▸ Goal: Find each line in the following listing that has the string "document", then state the count and nothing else.

▸ Source data:
* Begin *

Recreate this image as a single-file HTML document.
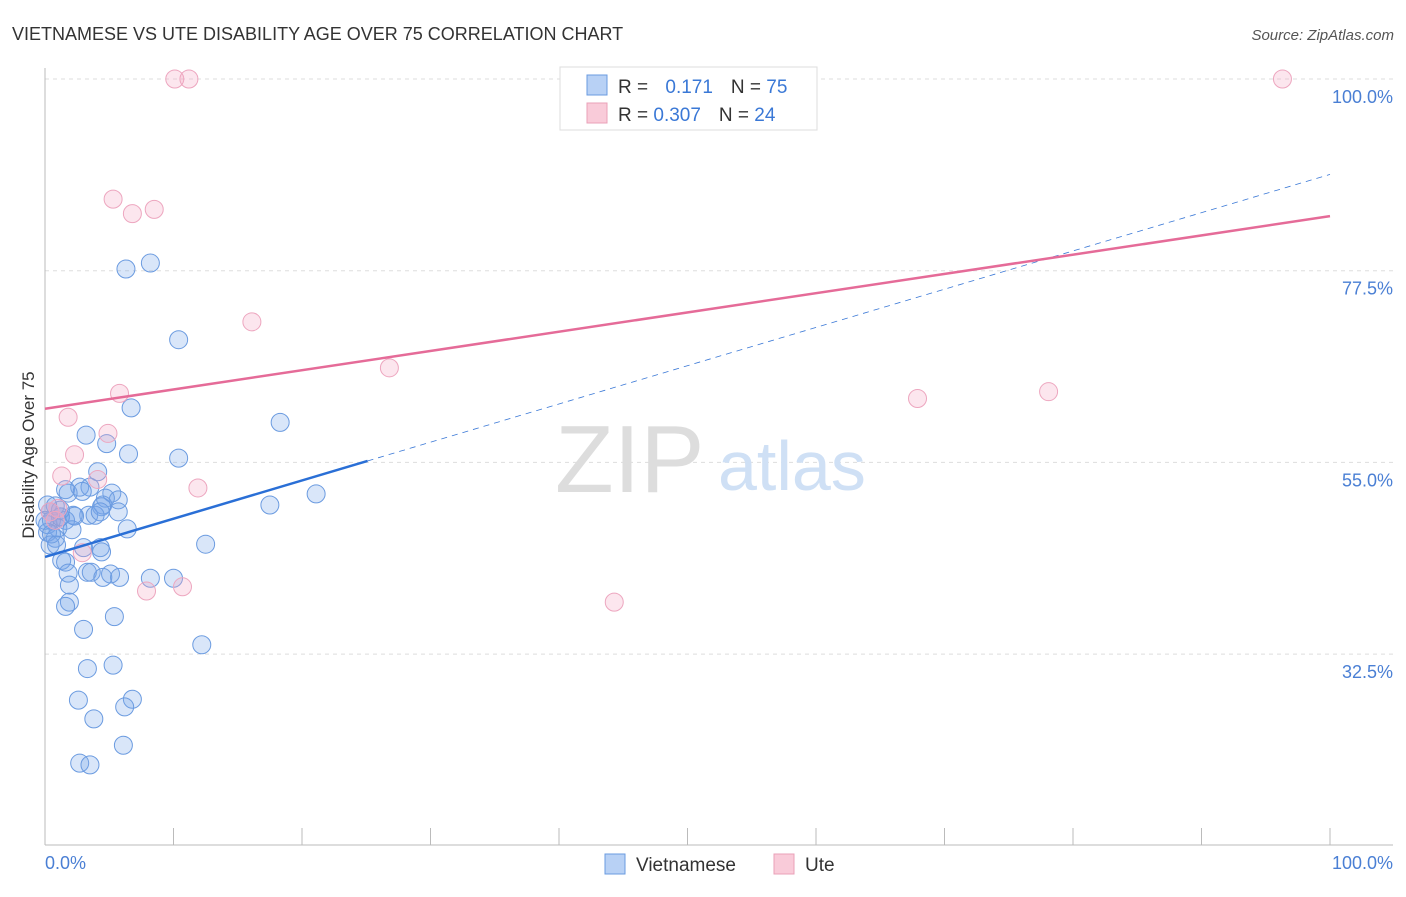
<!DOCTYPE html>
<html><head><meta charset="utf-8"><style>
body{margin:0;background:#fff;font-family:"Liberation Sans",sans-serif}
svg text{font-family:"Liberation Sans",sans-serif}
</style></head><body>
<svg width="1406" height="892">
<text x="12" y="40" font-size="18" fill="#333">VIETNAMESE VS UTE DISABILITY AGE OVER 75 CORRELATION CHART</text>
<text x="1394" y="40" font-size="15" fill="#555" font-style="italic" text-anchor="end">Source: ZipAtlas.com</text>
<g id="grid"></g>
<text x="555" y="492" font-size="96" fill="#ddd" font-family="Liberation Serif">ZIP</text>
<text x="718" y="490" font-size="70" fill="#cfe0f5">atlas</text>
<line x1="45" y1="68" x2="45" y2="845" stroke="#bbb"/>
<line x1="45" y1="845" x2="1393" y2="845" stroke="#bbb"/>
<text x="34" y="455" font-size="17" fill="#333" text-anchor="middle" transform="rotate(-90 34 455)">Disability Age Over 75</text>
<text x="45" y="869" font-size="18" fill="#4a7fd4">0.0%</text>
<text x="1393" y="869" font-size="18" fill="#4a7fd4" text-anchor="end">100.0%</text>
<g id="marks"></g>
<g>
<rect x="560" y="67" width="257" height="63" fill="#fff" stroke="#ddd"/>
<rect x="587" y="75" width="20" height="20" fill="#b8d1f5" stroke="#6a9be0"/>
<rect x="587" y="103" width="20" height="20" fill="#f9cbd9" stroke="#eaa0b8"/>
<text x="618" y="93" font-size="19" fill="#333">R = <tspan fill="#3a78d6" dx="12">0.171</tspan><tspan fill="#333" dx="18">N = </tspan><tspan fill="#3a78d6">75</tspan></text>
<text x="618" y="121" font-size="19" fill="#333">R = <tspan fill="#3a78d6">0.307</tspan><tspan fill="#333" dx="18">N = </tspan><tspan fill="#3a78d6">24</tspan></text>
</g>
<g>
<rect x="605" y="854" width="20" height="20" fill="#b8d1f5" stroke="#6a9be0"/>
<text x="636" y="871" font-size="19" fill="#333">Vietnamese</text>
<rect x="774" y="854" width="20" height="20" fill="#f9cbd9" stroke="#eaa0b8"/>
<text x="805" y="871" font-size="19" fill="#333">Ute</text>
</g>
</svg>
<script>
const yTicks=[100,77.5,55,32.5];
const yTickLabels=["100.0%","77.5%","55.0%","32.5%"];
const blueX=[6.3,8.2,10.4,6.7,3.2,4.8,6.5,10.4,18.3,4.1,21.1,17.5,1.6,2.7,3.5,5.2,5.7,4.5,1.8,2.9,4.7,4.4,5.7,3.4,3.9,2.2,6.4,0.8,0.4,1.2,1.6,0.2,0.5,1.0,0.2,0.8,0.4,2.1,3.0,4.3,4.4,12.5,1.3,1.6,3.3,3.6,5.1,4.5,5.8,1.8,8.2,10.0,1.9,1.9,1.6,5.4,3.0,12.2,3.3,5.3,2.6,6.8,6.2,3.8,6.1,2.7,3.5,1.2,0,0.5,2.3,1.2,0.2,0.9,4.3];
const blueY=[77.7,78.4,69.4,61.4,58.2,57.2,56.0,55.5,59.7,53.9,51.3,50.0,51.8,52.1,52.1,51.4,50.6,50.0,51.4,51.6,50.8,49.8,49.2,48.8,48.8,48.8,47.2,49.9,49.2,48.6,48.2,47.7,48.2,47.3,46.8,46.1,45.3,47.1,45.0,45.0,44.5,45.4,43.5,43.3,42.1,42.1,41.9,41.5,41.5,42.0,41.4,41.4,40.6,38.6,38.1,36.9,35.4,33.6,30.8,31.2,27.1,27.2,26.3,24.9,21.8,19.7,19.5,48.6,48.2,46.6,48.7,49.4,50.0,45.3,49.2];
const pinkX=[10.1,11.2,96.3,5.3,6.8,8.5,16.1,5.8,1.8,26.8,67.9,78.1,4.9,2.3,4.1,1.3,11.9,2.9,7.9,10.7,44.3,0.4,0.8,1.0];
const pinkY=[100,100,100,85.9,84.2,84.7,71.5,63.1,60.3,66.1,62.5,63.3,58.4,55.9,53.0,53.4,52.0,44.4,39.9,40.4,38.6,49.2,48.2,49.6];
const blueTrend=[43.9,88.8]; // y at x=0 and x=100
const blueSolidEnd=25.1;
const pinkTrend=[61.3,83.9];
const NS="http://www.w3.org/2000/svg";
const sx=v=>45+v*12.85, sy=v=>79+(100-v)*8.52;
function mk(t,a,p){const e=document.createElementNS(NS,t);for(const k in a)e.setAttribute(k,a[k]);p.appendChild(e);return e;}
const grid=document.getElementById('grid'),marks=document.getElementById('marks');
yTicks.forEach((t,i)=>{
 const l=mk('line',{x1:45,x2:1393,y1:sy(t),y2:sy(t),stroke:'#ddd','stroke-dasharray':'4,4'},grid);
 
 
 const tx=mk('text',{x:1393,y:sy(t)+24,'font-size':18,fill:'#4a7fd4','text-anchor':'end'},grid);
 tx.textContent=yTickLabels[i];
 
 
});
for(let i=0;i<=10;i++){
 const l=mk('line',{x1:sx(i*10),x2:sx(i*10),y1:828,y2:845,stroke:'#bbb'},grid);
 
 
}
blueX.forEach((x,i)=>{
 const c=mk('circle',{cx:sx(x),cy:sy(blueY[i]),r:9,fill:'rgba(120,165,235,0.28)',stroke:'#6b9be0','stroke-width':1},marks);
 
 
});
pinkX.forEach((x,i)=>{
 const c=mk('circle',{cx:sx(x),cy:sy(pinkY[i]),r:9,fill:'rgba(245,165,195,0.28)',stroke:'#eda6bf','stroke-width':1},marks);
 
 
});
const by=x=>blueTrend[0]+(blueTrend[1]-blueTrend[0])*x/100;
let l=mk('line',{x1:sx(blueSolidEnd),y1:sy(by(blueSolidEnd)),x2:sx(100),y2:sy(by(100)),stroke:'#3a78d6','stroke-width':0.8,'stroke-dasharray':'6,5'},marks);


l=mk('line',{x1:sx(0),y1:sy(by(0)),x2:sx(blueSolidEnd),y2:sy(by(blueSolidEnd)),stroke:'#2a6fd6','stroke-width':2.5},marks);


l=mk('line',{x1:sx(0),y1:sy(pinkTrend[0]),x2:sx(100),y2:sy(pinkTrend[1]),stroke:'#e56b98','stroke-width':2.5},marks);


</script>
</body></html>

* End *

▸ Solved problem: 3